New Mexico Art Tells its History

History: Statehood and a New Museum

 

 

 

 

 

Edgar L. Hewett created thefirst art museum in New Mexico in 1917. Hewett was an anthropologist, teacher and administrator who played a pivotal role in turning Santa Fe into a center for art and anthropological research. After New Mexico became a state in 1912, Hewett created an economic plan based on developing cultural institutions and promoting the unique, indigenous qualities of Southwestern arts. After holding art exhibitions in the historic Palace of the Governors, Hewett’s Pueblo Spanish revival style art museum opened in 1917. As director, Hewett was committed to exhibiting work that mixed anthropology with art, such as Henry Balink’s painting Pueblo Pottery. Hewett was also committed to an “open door approach”, a policy promoted by the artist Robert Henri, which allowed any artist working in New Mexico to exhibit at the museum.
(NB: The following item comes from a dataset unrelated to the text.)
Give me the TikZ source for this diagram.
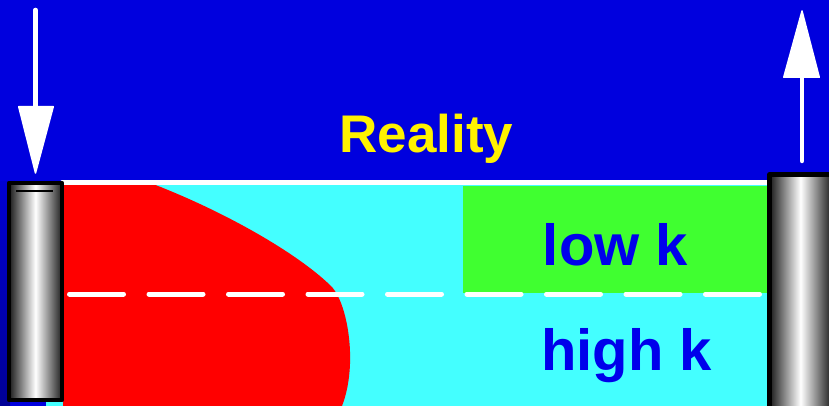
\documentclass[tikz,border=0pt]{standalone}
\usepackage{fontspec}
\setmainfont{Liberation Sans}
\usepackage{tikz}

\begin{document}
\begin{tikzpicture}[x=1pt, y=-1pt]

        \definecolor{skyblue}{RGB}{0, 0, 222}
        \definecolor{deepblue}{RGB}{0, 0, 150}
        \definecolor{fluidcyan}{RGB}{68, 255, 255}
        \definecolor{zonegreen}{RGB}{64, 255, 48}
        \definecolor{labelblue}{RGB}{0, 0, 235}
        \tikzset{
            title/.style={text=yellow, font=\bfseries\fontsize{53}{53}\selectfont, inner sep=0pt, anchor=base},
            zone/.style={text=labelblue, font=\bfseries\fontsize{58}{58}\selectfont, inner sep=0pt, anchor=base},
            shaft/.style={draw=white, line width=4.5pt, line cap=round},
            head/.style={fill=white, draw=white, line width=1.5pt, line join=round},
            well/.style={left color=black!90, right color=black!88, middle color=white},
            casing/.style={draw=black, line width=4.5pt, line join=round},
            boundary/.style={draw=white, line width=4pt, line cap=round},
            interface/.style={draw=white, line width=5pt, line cap=round, dash pattern=on 54pt off 25.5pt}
        }

        \useasboundingbox (0,0) rectangle (829,406);
        \clip (0,0) rectangle (829,406);
        \fill[skyblue] (0,0) rectangle (829,406);
        \shade[top color=skyblue!95!black, bottom color=deepblue] (0,182) rectangle (10,406);


        \fill[fluidcyan] (46,184) rectangle (768,406);
        \fill[red] (63,184) -- (153,184) .. controls (228,213) and (300,255) .. (332,287)
            .. controls (348,305) and (358,365) .. (342,406) -- (63,406) -- cycle;
        \fill[zonegreen] (463,186) rectangle (768,293);
        \draw[boundary] (62,182.5) -- (771,182.5);
        \draw[interface] (69.5,294) -- (760,294);


        \shade[well] (9,183) rectangle (62,400);
        \draw[casing] (9,183) rectangle (62,400);
        \draw[black, line width=1.5pt] (16,191) -- (53,191);

        \shade[well] (769.5,174.5) rectangle (831.5,410);
        \draw[casing] (769.5,174.5) rectangle (831.5,410);


        \coordinate (injTail) at (35.5,10);
        \coordinate (injTip) at (35.5,173);
        \draw[shaft] (injTail) -- (35.5,110);
        \filldraw[head] (18.75,106.75) -- (53.25,106.75) -- (injTip) -- cycle;

        \coordinate (prodTip) at (802,11);
        \coordinate (prodTail) at (802,161);
        \draw[shaft] (prodTail) -- (802,75);
        \filldraw[head] (prodTip) -- (819.25,77.25) -- (783.75,77.25) -- cycle;


        \node[title] (reality) at (426.5,153) {Reality};
        \node[zone] (lowk) at (615.5,265) {low k};
        \node[zone] (highk) at (626.5,370) {high k};

    \end{tikzpicture}
\end{document}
This was a radical approach created in opposition to the exclusive academies that recognized only European academic art.

Hewett was also the director of the School for American Research, and as an anthropologist he was very involved with Native American artists . He created the “Santa Fe Program” initially to encourage potters from San Idelfonso to improve their wares. He lucked out by meeting Maria Martinez and her husband Julian, who became masters of their medium and invented the elegant, matte black and polished black pottery that became world renown. Hewett and his partner Kenneth Chapman worked with other Pueblo potters and encouraged the revival of ancient designs that were found on excavated pottery and petroglyphs throughout the Southwest.
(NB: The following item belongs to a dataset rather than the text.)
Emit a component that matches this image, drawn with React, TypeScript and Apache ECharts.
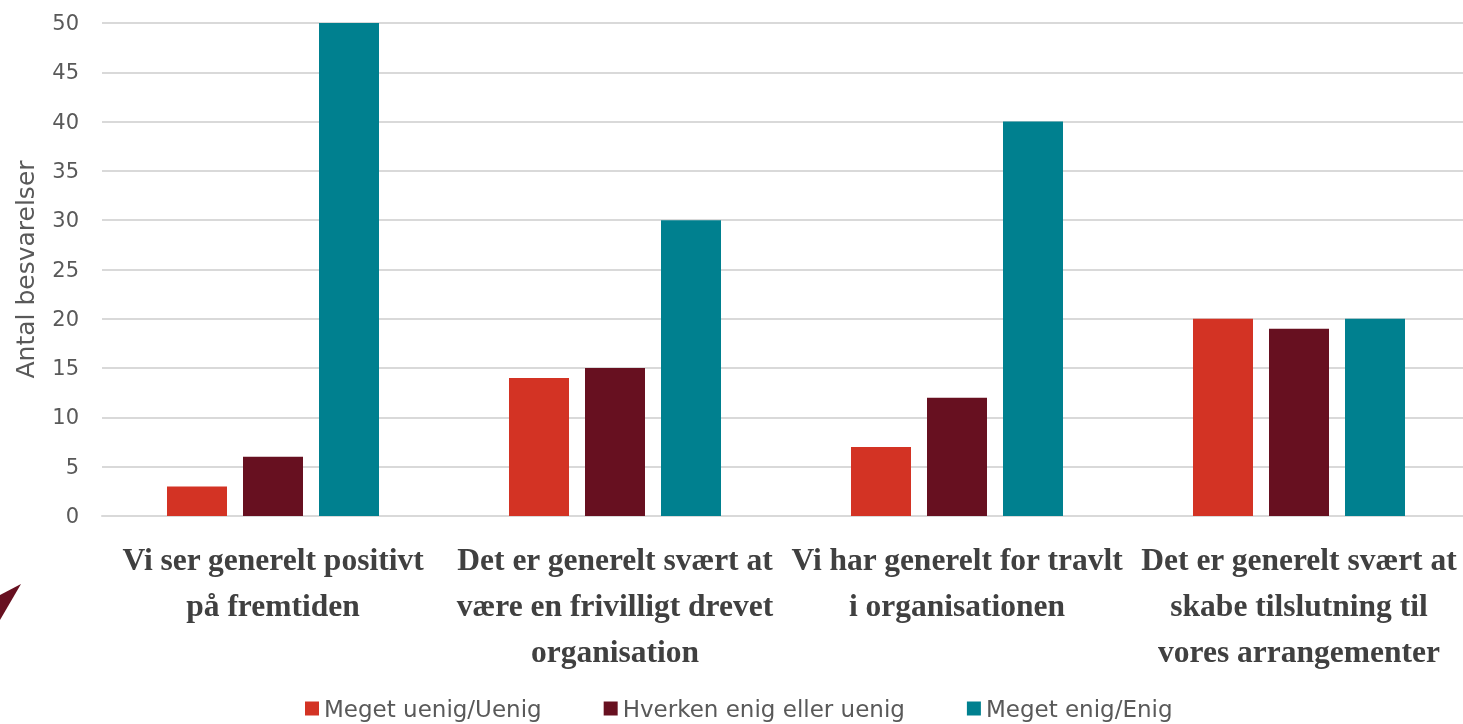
import React, { useEffect, useRef } from "react";
import * as echarts from "echarts";

const categories = [
  "Vi ser generelt positivt\npå fremtiden",
  "Det er generelt svært at\nvære en frivilligt drevet\norganisation",
  "Vi har generelt for travlt\ni organisationen",
  "Det er generelt svært at\nskabe tilslutning til\nvores arrangementer",
];
const seriesNames = ["Meget uenig/Uenig", "Hverken enig eller uenig", "Meget enig/Enig"];
const uenig = [3, 14, 7, 20];
const hverken = [6, 15, 12, 19];
const enig = [50, 30, 40, 20];
const colors = ["#D33324", "#671020", "#00808F"];

export default function App() {
  const ref = useRef<HTMLDivElement>(null);
  useEffect(() => {
    const chart = echarts.init(ref.current!, null, { renderer: "svg" });
    const values = [uenig, hverken, enig];
    chart.setOption({
      animation: false,
      color: colors,
      grid: { left: 102, top: 23, width: 1368, bottom: 208, containLabel: false },
      legend: {
        bottom: -1,
        left: 300,
        itemWidth: 14,
        itemHeight: 14,
        itemGap: 62,
        icon: "rect",
        textStyle: { fontFamily: "DejaVu Sans", fontSize: 23, color: "#595959" },
        data: seriesNames,
      },
      xAxis: {
        type: "category",
        data: categories,
        axisLine: { lineStyle: { color: "#d9d9d9", width: 2 } },
        axisTick: { show: false },
        axisLabel: {
          interval: 0,
          margin: 20,
          fontFamily: "Liberation Serif",
          fontWeight: "bold",
          fontSize: 31.5,
          lineHeight: 46,
          color: "#404040",
        },
      },
      yAxis: {
        type: "value",
        min: 0,
        max: 50,
        interval: 5,
        name: "Antal besvarelser",
        nameLocation: "middle",
        nameGap: 64,
        nameTextStyle: { fontFamily: "DejaVu Sans", fontSize: 25, color: "#595959" },
        axisLine: { show: false },
        axisTick: { show: false },
        splitLine: { lineStyle: { color: "#d9d9d9", width: 2 } },
        axisLabel: { margin: 23, fontFamily: "DejaVu Sans", fontSize: 21, color: "#595959" },
      },
      series: seriesNames.map((n, i) => ({
        name: n,
        type: "bar",
        data: values[i],
        barWidth: 60,
        barGap: "26.67%",
      })),
      graphic: [
        {
          type: "polygon",
          shape: { points: [[21, 584], [0, 595], [0, 620]] },
          style: { fill: "#671020" },
        },
      ],
    });
    return () => chart.dispose();
  }, []);
  return (
    <div style={{ position: "fixed", left: 0, top: 0, width: 1463, height: 724, overflow: "hidden" }}>
      <div ref={ref} style={{ width: 1480, height: 724 }} />
    </div>
  );
}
San Idelfonso day school teachers were influenced by the Santa Fe program and began a controversial project encouraging Native American students to draw pictures form their own experiences. At this time the Dawes Act supported the assimilation of native students into the mainstream society, and did not permit federal Indian School students to acknowledge their own traditions and lifestyles, or to speak their native languages. Students like Alfred Montoya continued the practice regardless, and pueblo easel painting was incorporated into the Santa Fe Program. In later years, Hewett would exhibit Pueblo easel paintings at the museum, and the artwork was highly appreciated by the local art community.